▶ **WHAT IS NEEDED**
Go through each line of the records below and count those with the word "this". Give only the count.

▶ **DATASET ROWS**
********

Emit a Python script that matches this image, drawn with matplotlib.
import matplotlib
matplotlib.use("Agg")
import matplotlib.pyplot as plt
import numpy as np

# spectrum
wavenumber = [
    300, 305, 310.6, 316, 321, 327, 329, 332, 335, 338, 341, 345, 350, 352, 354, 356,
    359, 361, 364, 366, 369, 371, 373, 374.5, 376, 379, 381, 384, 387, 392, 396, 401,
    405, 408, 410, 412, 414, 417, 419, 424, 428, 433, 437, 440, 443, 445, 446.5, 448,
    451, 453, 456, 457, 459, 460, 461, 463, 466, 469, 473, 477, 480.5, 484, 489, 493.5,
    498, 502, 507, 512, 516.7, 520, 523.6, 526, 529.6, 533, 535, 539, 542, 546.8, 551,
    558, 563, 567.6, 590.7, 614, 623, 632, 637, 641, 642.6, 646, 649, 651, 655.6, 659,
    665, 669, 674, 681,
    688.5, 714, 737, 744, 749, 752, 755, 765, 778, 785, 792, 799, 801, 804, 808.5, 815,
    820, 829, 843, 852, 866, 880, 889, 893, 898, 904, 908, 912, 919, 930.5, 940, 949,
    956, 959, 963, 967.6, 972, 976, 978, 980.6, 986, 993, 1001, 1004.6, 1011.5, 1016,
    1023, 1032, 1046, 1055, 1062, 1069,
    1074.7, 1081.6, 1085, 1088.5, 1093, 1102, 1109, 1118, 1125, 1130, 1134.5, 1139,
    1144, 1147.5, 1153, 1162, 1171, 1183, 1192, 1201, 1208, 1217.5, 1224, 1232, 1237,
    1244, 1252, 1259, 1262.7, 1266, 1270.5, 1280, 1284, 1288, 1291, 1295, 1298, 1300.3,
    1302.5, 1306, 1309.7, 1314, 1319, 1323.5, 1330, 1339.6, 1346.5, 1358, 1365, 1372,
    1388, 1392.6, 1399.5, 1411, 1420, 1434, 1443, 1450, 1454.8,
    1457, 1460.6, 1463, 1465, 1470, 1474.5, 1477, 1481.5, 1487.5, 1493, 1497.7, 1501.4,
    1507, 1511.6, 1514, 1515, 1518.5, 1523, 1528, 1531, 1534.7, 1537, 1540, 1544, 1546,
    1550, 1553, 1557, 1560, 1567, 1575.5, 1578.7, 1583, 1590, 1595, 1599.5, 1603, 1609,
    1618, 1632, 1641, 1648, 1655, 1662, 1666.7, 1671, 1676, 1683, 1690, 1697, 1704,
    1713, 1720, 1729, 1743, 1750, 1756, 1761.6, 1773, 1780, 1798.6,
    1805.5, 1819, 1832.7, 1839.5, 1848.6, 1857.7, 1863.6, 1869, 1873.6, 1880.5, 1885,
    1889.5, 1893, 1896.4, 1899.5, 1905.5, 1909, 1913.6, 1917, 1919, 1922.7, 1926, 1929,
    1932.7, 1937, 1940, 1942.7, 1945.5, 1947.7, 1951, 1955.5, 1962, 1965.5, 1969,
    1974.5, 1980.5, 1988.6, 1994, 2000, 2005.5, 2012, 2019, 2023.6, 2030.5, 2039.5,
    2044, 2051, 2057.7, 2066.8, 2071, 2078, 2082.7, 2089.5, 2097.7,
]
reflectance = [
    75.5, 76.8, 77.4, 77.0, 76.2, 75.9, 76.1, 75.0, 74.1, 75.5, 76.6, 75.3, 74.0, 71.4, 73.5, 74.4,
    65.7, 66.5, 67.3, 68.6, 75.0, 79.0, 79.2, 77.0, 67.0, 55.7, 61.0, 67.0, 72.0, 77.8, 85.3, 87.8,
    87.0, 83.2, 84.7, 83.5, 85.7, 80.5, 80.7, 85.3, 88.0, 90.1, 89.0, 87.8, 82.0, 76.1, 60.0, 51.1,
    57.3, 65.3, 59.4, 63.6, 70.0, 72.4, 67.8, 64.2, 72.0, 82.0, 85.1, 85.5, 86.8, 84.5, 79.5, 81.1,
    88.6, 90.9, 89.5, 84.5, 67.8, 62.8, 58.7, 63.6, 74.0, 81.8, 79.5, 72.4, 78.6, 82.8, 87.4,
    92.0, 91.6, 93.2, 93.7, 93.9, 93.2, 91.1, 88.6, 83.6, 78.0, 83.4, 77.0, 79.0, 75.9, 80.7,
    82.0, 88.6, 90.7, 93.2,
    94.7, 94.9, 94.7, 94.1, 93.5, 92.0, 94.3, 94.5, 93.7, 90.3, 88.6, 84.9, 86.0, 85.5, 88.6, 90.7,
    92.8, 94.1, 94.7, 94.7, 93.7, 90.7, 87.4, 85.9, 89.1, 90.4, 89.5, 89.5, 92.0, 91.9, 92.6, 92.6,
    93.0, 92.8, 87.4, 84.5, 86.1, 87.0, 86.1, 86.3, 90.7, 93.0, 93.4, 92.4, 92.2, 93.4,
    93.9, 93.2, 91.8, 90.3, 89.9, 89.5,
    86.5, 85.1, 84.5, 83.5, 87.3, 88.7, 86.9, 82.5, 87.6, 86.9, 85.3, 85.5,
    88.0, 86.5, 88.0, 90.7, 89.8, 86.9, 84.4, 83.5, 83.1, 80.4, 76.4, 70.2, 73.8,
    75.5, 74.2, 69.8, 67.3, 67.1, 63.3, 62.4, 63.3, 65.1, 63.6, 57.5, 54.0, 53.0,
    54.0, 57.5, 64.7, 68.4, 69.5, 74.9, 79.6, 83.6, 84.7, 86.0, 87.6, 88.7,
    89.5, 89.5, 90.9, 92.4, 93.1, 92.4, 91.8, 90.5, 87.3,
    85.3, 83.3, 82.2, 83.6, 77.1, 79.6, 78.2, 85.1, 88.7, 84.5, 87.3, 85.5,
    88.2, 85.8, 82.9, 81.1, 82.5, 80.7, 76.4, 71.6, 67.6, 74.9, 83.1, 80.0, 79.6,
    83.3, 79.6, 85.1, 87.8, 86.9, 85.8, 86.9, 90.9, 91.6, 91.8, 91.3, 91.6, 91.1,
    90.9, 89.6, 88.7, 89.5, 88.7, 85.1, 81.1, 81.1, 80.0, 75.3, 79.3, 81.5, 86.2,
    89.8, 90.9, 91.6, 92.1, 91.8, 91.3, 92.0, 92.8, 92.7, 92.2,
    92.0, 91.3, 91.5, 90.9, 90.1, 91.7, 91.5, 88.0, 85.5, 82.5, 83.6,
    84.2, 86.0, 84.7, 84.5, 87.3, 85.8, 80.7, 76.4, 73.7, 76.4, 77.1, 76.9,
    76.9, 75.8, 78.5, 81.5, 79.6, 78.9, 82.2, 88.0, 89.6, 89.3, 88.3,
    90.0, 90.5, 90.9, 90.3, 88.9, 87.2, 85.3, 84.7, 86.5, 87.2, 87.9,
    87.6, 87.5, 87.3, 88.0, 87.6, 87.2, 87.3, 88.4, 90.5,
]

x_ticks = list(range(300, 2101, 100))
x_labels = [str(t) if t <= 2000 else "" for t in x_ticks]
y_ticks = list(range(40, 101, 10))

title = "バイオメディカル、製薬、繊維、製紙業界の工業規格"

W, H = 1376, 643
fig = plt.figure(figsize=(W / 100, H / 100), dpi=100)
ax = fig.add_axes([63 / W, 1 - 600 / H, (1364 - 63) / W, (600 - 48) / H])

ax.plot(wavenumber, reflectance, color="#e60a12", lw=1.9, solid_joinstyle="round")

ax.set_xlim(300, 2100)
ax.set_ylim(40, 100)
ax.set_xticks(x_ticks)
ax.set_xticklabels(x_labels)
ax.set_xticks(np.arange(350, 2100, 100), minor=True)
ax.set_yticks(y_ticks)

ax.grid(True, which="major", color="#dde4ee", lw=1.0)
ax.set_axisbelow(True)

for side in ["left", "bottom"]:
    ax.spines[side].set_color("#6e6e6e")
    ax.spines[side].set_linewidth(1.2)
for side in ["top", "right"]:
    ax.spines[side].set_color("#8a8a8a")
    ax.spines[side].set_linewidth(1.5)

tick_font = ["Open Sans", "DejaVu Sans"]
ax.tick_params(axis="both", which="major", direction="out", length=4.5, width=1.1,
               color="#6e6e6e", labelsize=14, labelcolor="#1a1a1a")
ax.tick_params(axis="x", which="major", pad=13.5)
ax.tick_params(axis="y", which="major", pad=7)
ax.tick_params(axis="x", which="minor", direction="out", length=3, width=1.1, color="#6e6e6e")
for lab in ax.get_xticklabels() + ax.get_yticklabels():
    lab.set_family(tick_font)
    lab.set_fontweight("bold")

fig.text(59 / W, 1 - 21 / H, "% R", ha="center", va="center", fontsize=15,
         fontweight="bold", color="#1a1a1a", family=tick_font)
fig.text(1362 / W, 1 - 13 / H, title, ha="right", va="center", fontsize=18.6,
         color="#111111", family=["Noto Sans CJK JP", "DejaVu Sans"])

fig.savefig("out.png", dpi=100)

********

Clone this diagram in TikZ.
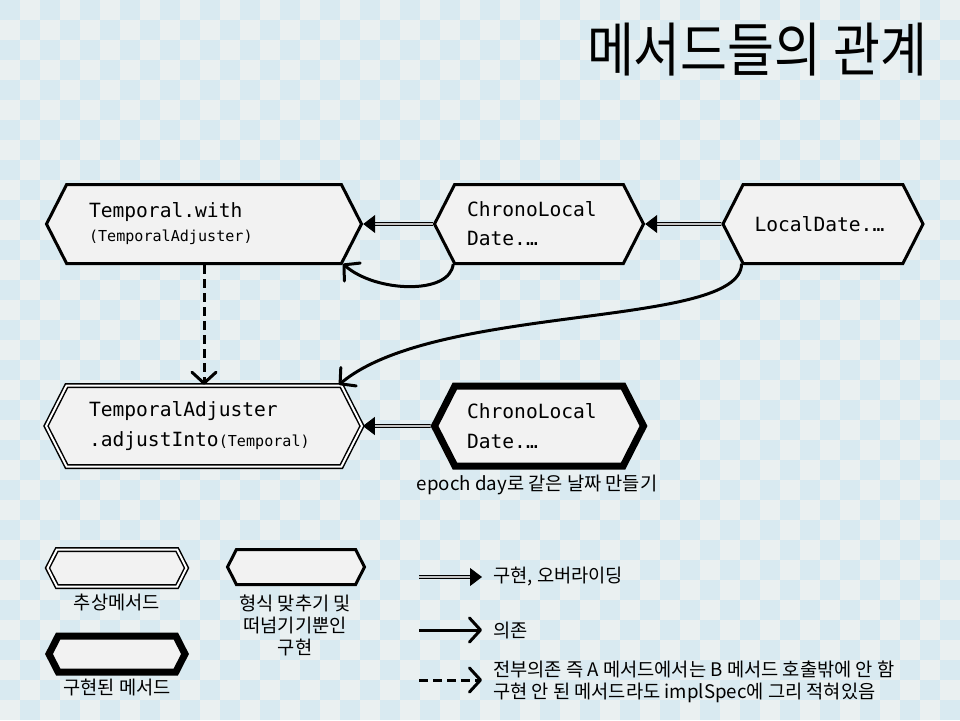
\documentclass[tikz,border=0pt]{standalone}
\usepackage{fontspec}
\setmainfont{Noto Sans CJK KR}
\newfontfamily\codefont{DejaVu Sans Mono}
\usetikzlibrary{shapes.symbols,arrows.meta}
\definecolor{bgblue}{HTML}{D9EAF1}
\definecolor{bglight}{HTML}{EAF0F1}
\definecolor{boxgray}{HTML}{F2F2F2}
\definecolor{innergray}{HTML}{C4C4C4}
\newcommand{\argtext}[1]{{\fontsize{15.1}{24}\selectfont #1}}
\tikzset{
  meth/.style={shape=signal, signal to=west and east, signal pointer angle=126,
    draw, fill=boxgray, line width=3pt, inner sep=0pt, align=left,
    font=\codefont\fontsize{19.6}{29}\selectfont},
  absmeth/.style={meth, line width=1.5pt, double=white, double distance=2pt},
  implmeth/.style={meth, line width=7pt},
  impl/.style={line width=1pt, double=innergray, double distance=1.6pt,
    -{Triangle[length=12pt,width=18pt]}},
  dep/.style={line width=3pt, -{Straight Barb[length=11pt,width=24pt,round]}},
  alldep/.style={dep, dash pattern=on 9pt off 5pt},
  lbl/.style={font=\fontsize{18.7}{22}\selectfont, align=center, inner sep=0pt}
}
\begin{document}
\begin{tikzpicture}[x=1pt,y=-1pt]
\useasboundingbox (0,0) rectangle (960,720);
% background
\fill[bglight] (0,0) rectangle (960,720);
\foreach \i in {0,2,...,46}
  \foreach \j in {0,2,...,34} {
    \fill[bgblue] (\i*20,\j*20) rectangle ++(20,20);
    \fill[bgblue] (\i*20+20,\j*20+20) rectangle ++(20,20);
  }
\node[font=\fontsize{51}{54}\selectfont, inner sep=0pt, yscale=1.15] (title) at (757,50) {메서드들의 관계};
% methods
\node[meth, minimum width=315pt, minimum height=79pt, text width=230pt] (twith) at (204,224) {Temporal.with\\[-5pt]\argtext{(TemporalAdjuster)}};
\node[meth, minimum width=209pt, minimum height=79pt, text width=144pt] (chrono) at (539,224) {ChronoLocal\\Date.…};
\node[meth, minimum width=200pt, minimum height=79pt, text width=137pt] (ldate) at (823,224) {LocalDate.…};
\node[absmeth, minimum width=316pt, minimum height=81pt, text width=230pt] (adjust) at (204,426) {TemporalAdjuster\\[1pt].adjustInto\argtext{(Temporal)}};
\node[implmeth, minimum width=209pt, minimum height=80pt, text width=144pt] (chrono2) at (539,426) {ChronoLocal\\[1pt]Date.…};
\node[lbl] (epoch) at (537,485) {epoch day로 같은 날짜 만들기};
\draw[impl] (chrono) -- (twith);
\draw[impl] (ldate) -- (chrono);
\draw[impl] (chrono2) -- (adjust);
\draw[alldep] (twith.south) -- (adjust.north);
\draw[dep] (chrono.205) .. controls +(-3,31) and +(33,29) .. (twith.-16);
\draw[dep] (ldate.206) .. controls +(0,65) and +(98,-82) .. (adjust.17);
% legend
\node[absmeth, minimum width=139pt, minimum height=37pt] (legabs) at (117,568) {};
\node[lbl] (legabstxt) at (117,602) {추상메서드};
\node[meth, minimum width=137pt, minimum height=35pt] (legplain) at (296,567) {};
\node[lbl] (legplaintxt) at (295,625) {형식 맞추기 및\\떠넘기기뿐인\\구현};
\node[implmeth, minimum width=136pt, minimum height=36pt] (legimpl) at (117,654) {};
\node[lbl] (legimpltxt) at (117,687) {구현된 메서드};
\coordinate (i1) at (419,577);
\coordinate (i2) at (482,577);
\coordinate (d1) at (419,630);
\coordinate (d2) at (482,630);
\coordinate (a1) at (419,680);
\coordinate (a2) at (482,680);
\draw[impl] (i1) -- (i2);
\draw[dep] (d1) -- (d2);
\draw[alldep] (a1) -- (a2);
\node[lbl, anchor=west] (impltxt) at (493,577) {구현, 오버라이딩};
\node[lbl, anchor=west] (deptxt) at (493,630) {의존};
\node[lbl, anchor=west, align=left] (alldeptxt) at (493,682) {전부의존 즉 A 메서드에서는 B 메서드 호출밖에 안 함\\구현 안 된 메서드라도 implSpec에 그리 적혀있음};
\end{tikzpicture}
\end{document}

********

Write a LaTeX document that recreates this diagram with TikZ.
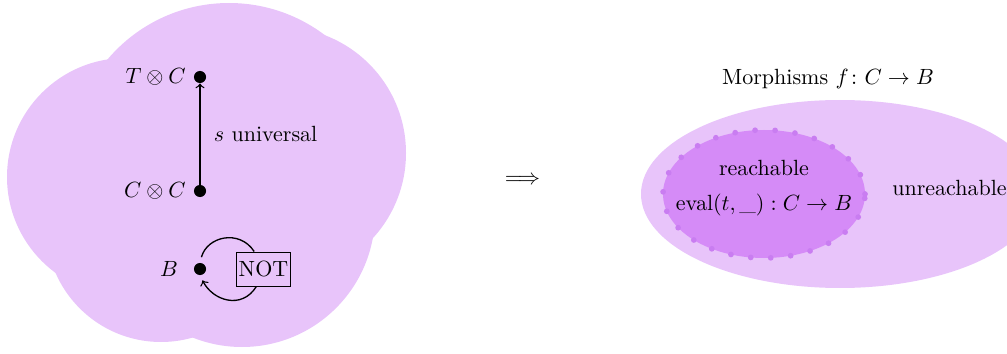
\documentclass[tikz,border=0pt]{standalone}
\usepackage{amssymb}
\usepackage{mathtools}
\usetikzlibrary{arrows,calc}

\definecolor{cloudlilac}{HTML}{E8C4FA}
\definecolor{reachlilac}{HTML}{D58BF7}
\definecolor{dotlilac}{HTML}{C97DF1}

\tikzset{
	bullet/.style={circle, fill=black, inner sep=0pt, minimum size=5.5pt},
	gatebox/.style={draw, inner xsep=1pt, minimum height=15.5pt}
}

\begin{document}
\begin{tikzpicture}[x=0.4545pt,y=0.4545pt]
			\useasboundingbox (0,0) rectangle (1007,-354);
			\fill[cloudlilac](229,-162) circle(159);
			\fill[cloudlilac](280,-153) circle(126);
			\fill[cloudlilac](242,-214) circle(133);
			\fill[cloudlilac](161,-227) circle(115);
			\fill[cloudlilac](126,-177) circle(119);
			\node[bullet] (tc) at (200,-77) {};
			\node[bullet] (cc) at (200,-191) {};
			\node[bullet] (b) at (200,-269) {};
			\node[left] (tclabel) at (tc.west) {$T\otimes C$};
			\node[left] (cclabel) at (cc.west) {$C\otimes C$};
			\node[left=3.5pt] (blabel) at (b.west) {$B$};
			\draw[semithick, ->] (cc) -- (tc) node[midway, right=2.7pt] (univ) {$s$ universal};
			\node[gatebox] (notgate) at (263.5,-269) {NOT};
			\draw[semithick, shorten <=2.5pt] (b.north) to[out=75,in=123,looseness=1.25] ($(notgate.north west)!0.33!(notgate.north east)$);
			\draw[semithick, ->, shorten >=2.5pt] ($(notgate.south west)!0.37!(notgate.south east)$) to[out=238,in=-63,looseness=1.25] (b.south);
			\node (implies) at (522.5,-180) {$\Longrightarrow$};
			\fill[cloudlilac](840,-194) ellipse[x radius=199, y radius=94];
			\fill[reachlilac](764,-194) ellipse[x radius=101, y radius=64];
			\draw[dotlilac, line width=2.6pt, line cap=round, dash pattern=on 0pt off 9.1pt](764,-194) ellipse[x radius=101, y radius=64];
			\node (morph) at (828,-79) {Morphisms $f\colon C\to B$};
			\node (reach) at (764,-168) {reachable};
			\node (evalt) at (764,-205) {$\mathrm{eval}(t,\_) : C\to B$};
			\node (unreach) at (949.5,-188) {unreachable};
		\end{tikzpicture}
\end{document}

********

▶ **WORKED ANSWER**
3